**Exercise:**
Copy the listing verbatim, excluding any images found in it.

**Data block:**
==*==

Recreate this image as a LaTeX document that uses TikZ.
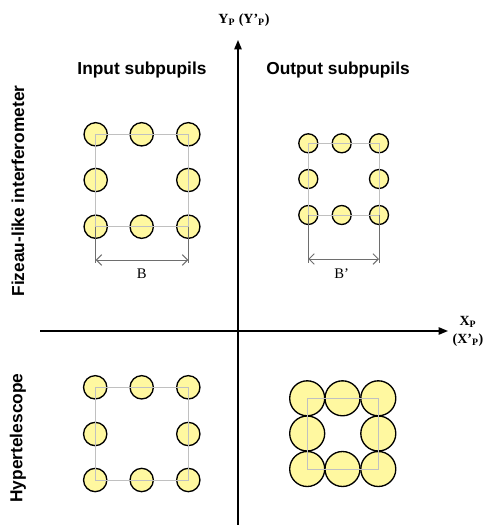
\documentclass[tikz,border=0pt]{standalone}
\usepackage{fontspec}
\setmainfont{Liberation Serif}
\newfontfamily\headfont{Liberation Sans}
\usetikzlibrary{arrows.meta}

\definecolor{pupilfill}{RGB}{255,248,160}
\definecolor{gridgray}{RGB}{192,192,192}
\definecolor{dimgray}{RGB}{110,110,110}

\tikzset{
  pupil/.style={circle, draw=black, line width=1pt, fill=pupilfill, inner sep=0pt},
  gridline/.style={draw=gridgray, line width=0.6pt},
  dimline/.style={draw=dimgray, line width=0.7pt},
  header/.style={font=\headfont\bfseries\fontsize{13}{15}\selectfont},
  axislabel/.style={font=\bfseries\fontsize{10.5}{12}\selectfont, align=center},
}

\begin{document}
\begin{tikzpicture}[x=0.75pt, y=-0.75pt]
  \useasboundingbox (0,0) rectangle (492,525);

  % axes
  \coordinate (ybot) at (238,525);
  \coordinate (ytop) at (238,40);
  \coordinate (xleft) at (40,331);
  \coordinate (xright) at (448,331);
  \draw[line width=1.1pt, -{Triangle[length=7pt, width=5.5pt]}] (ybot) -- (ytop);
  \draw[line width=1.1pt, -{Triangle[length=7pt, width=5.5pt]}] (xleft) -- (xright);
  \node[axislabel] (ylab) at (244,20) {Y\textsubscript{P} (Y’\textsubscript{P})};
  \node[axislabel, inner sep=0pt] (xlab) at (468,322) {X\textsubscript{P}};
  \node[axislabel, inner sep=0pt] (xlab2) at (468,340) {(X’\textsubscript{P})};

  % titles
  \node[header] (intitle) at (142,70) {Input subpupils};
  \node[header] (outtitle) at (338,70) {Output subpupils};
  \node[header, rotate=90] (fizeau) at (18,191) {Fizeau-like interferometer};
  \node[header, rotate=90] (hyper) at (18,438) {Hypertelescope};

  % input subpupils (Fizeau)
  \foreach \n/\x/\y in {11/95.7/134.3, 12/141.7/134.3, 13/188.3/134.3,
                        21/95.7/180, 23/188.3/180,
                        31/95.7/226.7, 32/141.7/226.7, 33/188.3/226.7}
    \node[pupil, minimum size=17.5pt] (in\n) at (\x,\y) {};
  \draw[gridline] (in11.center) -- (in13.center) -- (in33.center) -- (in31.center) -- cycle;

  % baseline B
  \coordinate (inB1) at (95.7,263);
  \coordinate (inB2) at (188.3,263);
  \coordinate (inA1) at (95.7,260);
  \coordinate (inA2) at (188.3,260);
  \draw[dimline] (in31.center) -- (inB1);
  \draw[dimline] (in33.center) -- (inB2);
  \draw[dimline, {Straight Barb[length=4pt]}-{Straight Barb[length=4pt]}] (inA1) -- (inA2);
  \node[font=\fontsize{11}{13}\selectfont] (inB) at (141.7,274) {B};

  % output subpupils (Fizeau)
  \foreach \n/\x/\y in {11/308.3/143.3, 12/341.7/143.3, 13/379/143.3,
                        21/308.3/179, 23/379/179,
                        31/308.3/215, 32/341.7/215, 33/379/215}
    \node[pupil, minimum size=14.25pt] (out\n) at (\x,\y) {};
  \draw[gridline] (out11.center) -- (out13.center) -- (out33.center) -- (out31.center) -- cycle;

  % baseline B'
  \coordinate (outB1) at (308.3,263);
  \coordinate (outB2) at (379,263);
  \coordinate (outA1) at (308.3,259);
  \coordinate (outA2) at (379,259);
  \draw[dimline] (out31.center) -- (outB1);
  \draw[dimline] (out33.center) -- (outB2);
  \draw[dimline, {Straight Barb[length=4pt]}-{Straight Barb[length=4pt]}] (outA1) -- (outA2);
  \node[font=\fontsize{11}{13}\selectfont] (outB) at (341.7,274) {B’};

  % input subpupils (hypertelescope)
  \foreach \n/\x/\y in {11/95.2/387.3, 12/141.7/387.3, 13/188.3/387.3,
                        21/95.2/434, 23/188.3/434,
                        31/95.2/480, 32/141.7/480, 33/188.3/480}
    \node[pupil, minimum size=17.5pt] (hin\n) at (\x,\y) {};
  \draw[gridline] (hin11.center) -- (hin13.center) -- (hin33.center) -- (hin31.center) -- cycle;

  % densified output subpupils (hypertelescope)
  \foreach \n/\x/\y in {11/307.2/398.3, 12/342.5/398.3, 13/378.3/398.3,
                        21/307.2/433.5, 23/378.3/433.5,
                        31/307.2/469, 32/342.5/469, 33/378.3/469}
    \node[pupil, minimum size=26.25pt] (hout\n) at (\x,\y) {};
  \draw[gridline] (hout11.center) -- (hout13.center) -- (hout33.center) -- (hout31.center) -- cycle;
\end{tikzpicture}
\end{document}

==*==

**Expected answer:**
Recreate this image as a LaTeX document that uses TikZ.
\documentclass[tikz,border=0pt]{standalone}
\usepackage{fontspec}
\setmainfont{Liberation Serif}
\newfontfamily\headfont{Liberation Sans}
\usetikzlibrary{arrows.meta}

\definecolor{pupilfill}{RGB}{255,248,160}
\definecolor{gridgray}{RGB}{192,192,192}
\definecolor{dimgray}{RGB}{110,110,110}

\tikzset{
  pupil/.style={circle, draw=black, line width=1pt, fill=pupilfill, inner sep=0pt},
  gridline/.style={draw=gridgray, line width=0.6pt},
  dimline/.style={draw=dimgray, line width=0.7pt},
  header/.style={font=\headfont\bfseries\fontsize{13}{15}\selectfont},
  axislabel/.style={font=\bfseries\fontsize{10.5}{12}\selectfont, align=center},
}

\begin{document}
\begin{tikzpicture}[x=0.75pt, y=-0.75pt]
  \useasboundingbox (0,0) rectangle (492,525);

  % axes
  \coordinate (ybot) at (238,525);
  \coordinate (ytop) at (238,40);
  \coordinate (xleft) at (40,331);
  \coordinate (xright) at (448,331);
  \draw[line width=1.1pt, -{Triangle[length=7pt, width=5.5pt]}] (ybot) -- (ytop);
  \draw[line width=1.1pt, -{Triangle[length=7pt, width=5.5pt]}] (xleft) -- (xright);
  \node[axislabel] (ylab) at (244,20) {Y\textsubscript{P} (Y’\textsubscript{P})};
  \node[axislabel, inner sep=0pt] (xlab) at (468,322) {X\textsubscript{P}};
  \node[axislabel, inner sep=0pt] (xlab2) at (468,340) {(X’\textsubscript{P})};

  % titles
  \node[header] (intitle) at (142,70) {Input subpupils};
  \node[header] (outtitle) at (338,70) {Output subpupils};
  \node[header, rotate=90] (fizeau) at (18,191) {Fizeau-like interferometer};
  \node[header, rotate=90] (hyper) at (18,438) {Hypertelescope};

  % input subpupils (Fizeau)
  \foreach \n/\x/\y in {11/95.7/134.3, 12/141.7/134.3, 13/188.3/134.3,
                        21/95.7/180, 23/188.3/180,
                        31/95.7/226.7, 32/141.7/226.7, 33/188.3/226.7}
    \node[pupil, minimum size=17.5pt] (in\n) at (\x,\y) {};
  \draw[gridline] (in11.center) -- (in13.center) -- (in33.center) -- (in31.center) -- cycle;

  % baseline B
  \coordinate (inB1) at (95.7,263);
  \coordinate (inB2) at (188.3,263);
  \coordinate (inA1) at (95.7,260);
  \coordinate (inA2) at (188.3,260);
  \draw[dimline] (in31.center) -- (inB1);
  \draw[dimline] (in33.center) -- (inB2);
  \draw[dimline, {Straight Barb[length=4pt]}-{Straight Barb[length=4pt]}] (inA1) -- (inA2);
  \node[font=\fontsize{11}{13}\selectfont] (inB) at (141.7,274) {B};

  % output subpupils (Fizeau)
  \foreach \n/\x/\y in {11/308.3/143.3, 12/341.7/143.3, 13/379/143.3,
                        21/308.3/179, 23/379/179,
                        31/308.3/215, 32/341.7/215, 33/379/215}
    \node[pupil, minimum size=14.25pt] (out\n) at (\x,\y) {};
  \draw[gridline] (out11.center) -- (out13.center) -- (out33.center) -- (out31.center) -- cycle;

  % baseline B'
  \coordinate (outB1) at (308.3,263);
  \coordinate (outB2) at (379,263);
  \coordinate (outA1) at (308.3,259);
  \coordinate (outA2) at (379,259);
  \draw[dimline] (out31.center) -- (outB1);
  \draw[dimline] (out33.center) -- (outB2);
  \draw[dimline, {Straight Barb[length=4pt]}-{Straight Barb[length=4pt]}] (outA1) -- (outA2);
  \node[font=\fontsize{11}{13}\selectfont] (outB) at (341.7,274) {B’};

  % input subpupils (hypertelescope)
  \foreach \n/\x/\y in {11/95.2/387.3, 12/141.7/387.3, 13/188.3/387.3,
                        21/95.2/434, 23/188.3/434,
                        31/95.2/480, 32/141.7/480, 33/188.3/480}
    \node[pupil, minimum size=17.5pt] (hin\n) at (\x,\y) {};
  \draw[gridline] (hin11.center) -- (hin13.center) -- (hin33.center) -- (hin31.center) -- cycle;

  % densified output subpupils (hypertelescope)
  \foreach \n/\x/\y in {11/307.2/398.3, 12/342.5/398.3, 13/378.3/398.3,
                        21/307.2/433.5, 23/378.3/433.5,
                        31/307.2/469, 32/342.5/469, 33/378.3/469}
    \node[pupil, minimum size=26.25pt] (hout\n) at (\x,\y) {};
  \draw[gridline] (hout11.center) -- (hout13.center) -- (hout33.center) -- (hout31.center) -- cycle;
\end{tikzpicture}
\end{document}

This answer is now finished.